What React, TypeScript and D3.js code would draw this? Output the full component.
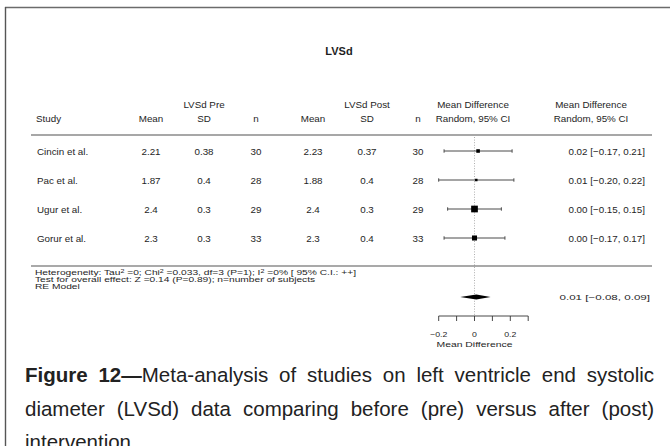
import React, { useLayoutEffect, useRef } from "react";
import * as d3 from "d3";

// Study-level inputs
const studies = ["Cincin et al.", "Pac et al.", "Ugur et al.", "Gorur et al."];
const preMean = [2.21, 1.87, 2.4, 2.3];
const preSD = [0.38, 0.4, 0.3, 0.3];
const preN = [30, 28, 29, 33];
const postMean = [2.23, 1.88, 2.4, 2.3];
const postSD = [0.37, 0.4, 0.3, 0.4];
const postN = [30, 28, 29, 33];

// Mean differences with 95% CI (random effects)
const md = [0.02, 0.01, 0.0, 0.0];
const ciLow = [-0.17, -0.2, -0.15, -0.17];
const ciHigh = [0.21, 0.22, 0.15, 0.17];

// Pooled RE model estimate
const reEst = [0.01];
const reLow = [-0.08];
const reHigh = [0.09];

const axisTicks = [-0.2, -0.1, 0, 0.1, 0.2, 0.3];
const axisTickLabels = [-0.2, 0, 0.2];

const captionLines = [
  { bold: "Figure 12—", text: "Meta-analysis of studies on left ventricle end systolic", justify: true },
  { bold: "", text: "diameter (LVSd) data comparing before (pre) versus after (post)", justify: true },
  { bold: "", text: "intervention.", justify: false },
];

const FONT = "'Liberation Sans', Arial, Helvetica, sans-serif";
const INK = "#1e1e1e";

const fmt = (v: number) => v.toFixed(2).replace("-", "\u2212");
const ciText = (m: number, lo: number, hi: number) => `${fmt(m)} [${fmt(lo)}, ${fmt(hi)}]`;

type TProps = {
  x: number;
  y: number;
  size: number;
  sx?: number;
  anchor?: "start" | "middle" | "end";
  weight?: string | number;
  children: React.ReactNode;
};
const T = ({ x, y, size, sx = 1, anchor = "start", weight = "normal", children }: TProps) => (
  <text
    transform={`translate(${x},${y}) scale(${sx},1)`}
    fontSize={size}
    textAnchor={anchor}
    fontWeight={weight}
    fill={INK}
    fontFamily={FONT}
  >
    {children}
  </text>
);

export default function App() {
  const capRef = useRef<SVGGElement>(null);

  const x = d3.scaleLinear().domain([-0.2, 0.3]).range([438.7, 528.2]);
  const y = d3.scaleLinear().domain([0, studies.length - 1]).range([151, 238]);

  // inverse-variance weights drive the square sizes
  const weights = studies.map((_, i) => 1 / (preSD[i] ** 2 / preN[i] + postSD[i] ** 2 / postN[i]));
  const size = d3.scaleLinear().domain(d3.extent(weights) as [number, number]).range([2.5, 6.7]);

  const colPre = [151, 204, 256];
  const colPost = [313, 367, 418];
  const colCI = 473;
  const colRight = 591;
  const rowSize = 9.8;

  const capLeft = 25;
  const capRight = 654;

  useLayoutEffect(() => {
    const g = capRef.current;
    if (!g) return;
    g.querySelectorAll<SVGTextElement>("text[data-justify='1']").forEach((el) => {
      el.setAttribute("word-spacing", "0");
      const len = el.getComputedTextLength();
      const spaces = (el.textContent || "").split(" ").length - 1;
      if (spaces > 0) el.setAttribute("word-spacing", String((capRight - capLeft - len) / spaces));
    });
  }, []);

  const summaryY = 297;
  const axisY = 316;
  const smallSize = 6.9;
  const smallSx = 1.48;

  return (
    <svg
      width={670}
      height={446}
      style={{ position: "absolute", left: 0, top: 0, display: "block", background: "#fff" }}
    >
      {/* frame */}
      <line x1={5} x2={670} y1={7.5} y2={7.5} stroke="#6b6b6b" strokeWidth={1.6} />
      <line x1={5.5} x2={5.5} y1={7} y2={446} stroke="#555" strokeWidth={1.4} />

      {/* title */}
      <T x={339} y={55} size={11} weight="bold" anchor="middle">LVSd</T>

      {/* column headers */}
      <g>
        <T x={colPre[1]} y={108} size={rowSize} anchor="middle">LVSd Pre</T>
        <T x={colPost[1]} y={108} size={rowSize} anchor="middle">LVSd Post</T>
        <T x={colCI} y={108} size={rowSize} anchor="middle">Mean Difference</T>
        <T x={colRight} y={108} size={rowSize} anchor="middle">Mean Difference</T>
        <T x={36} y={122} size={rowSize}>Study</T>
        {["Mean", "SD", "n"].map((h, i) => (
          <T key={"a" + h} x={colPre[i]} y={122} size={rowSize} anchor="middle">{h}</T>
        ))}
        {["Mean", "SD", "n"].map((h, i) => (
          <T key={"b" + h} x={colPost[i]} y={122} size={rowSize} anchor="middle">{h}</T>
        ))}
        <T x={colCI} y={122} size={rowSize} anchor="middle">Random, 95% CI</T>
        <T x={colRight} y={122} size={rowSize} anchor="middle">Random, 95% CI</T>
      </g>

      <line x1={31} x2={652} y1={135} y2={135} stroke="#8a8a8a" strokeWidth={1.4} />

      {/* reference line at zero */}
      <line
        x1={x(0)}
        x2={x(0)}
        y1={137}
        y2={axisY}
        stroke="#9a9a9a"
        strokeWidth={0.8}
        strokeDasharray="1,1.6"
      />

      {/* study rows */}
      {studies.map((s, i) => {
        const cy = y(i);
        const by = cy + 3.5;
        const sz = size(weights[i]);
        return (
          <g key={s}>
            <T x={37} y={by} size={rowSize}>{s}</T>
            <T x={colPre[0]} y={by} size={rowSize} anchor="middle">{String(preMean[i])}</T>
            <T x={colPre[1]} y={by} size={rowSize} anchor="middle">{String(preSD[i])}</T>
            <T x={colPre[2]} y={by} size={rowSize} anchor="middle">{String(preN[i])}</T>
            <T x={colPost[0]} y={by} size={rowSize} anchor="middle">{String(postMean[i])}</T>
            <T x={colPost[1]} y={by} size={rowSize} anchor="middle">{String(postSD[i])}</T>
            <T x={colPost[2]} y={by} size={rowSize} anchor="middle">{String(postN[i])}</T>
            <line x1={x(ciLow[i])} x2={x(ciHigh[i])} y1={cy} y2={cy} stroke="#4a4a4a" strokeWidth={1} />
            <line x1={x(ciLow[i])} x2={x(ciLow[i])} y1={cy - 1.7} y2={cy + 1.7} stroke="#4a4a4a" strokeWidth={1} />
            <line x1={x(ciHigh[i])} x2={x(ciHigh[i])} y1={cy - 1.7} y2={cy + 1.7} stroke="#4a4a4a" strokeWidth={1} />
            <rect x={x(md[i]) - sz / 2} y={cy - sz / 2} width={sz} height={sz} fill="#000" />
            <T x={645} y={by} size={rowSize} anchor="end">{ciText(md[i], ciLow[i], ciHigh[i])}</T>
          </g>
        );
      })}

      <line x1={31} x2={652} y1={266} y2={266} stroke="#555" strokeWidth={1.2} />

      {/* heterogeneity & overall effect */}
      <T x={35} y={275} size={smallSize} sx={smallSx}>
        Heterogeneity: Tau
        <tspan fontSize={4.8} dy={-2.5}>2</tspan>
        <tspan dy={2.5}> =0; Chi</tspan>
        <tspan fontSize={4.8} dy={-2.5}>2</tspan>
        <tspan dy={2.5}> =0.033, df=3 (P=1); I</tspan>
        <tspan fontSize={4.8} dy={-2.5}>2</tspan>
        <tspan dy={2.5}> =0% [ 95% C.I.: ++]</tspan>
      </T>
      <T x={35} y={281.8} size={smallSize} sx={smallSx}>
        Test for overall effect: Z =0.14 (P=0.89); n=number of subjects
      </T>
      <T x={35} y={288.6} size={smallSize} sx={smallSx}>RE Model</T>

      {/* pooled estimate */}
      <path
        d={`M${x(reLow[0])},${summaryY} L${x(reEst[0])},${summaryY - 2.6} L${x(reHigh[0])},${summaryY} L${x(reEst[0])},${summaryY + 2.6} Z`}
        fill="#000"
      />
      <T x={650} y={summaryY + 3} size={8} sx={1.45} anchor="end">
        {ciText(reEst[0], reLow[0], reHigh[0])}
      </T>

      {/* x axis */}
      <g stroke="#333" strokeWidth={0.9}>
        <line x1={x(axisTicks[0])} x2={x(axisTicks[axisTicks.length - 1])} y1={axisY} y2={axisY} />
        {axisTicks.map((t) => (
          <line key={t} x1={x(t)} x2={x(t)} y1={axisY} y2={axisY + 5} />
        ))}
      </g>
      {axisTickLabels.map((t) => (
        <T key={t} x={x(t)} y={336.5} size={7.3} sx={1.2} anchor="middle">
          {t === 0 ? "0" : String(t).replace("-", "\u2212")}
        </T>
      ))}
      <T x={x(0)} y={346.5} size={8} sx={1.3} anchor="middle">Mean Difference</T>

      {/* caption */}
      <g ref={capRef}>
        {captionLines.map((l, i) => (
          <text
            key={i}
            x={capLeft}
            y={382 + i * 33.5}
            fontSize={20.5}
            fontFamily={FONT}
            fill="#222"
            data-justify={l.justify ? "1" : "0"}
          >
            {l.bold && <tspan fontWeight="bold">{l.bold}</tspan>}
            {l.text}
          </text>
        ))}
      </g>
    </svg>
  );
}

### WHAT YOU WILL DO
Reproduce exactly the run of lines that opens the listing and closes with the line holding "const axisTickLabels = [-0.2, 0, 0.2];". Pictures are excluded.

### WRITTEN REPLY
What React, TypeScript and D3.js code would draw this? Output the full component.
import React, { useLayoutEffect, useRef } from "react";
import * as d3 from "d3";

// Study-level inputs
const studies = ["Cincin et al.", "Pac et al.", "Ugur et al.", "Gorur et al."];
const preMean = [2.21, 1.87, 2.4, 2.3];
const preSD = [0.38, 0.4, 0.3, 0.3];
const preN = [30, 28, 29, 33];
const postMean = [2.23, 1.88, 2.4, 2.3];
const postSD = [0.37, 0.4, 0.3, 0.4];
const postN = [30, 28, 29, 33];

// Mean differences with 95% CI (random effects)
const md = [0.02, 0.01, 0.0, 0.0];
const ciLow = [-0.17, -0.2, -0.15, -0.17];
const ciHigh = [0.21, 0.22, 0.15, 0.17];

// Pooled RE model estimate
const reEst = [0.01];
const reLow = [-0.08];
const reHigh = [0.09];

const axisTicks = [-0.2, -0.1, 0, 0.1, 0.2, 0.3];
const axisTickLabels = [-0.2, 0, 0.2];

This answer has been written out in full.